Resist divorcing land titling from land use planning in informal settlements
As it was widely reported in the newspapers of August 12, 2021, the government in partnership with NMB Bank, has launched a five-year Plot Loan scheme to enable land owners in informal settlements to survey and get title to their land. This was in part a result of the realisation that land owners were finding it difficult to foot the cost of surveying, registering and obtaining title deeds. Hand in hand with the loan, the cost of surveying has been reduced from Sh150,000 to Sh130,000. The project is being piloted in Mbarali District before rolling out to other areas,
The Bank will advance to the plot owner, a micro-loan to meet the cost, and the owner will pay back the loan at 10 percent interest over a period of two years.
The bank will hold on to the title until the loan is repaid. This, it is envisaged, will stimulate land owners to take up titles and thus benefit from security of tenure, as well as enhance their possibility of obtaining finance (loans) to propel development activities.
This is a commendable initiative by the government, for, much as many people hold land without an official certificate of title, modern day land administration envisages that land would be titled and registered.
The government needs also to widen its tax collection base.
Given the irregularity and congestion found in informal settlements, it may be tempting to focus on titling, leaving aside issues of land use planning, at individual and neighbourhood levels. Many properties in unplanned areas cannot be accessed by motor vehicles. One’s front verandah may be facing another person’s toilet!
It is therefore important that some minimum land use planning standards be applied to these areas. In other words, titling must be done on the basis of an underlying land use plan. The standard land use planning regulations may be impossible to enforce without extensive demolitions but some minimum is required eg vehicular access to all properties in an area designated for titling.
The standard size for roads cannot be achieved, but there is need to define the minimum, that a road in an informal settlement should be.

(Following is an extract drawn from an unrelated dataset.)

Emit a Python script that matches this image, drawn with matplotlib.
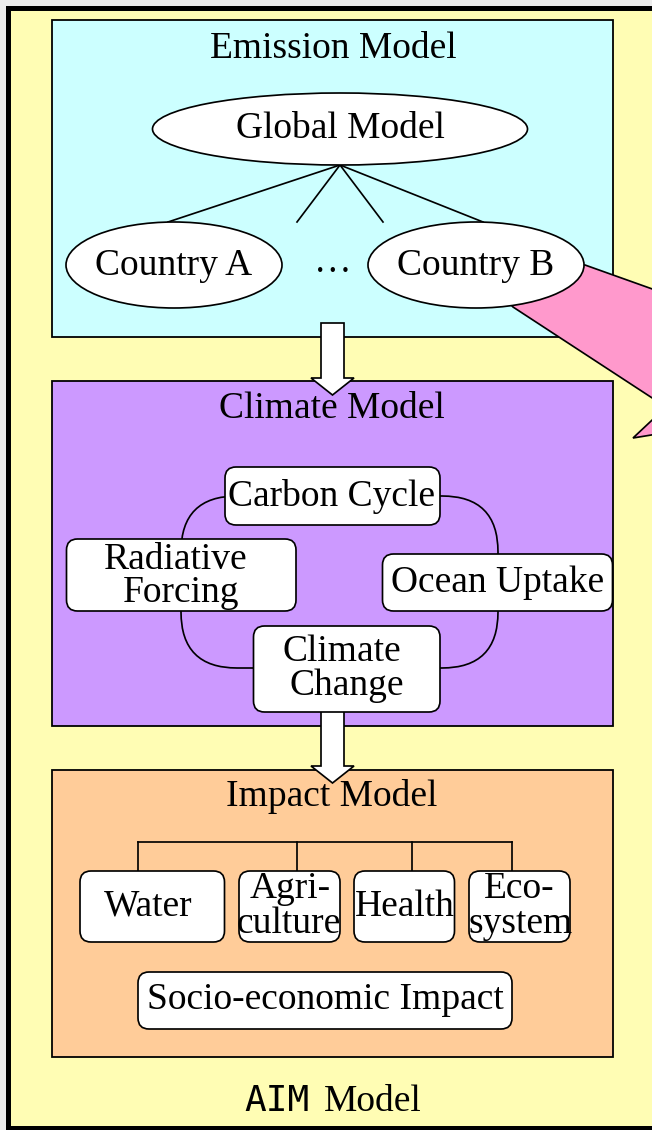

If plots are titled without conformation to some land use standards, the usefulness of the title may diminish since the value of inaccessible land is low and financiers will find it risky to use an inaccessible piece of land as collateral for a loan.
Past experience has it that property owners in informal settlements are wary of being disturbed; for example few are willing to cede part of their land for public uses such as roads. In the case of the Makongo area, for example, it was not possible to make meaningful changes to land lots to make room for standard roads. Whatever was existing was taken as the norm.
The government, therefore needs to have legal powers to carry out some form of land regularisation.
Fortunately, such powers exist, in both the Land Act 1999, as well as in the Urban Planning Act 2007. These powers could be used to declare an earmarked area to be a regularisation area.
After that, and working with communities, a land use plan could be developed, accommodating as far as possible, the basic requirements of property owners, the minimum requirement being that each property fronts a road.
This will almost certainly involve changes to the size and orientation of the various land lots.
Systematic titling - i.e.: covering each and every property in a declared area - can then be undertaken.
The government may also think of how the private sector can assist. For years, this private sector has been struggling to carry out regularisation and surveying of land in informal settlements, collaborating with local government authorities and communities themselves, but the going has always been tough. There are many lessons to draw from this past experience.
Successful achievement of this initiative can be envisaged, in a framework of good land governance, where there is maximum cooperation between the central government, local government authorities, communities, NGOs and the private sector.
That way, the incidence of informal settlements in urban areas may fond a long-term solution.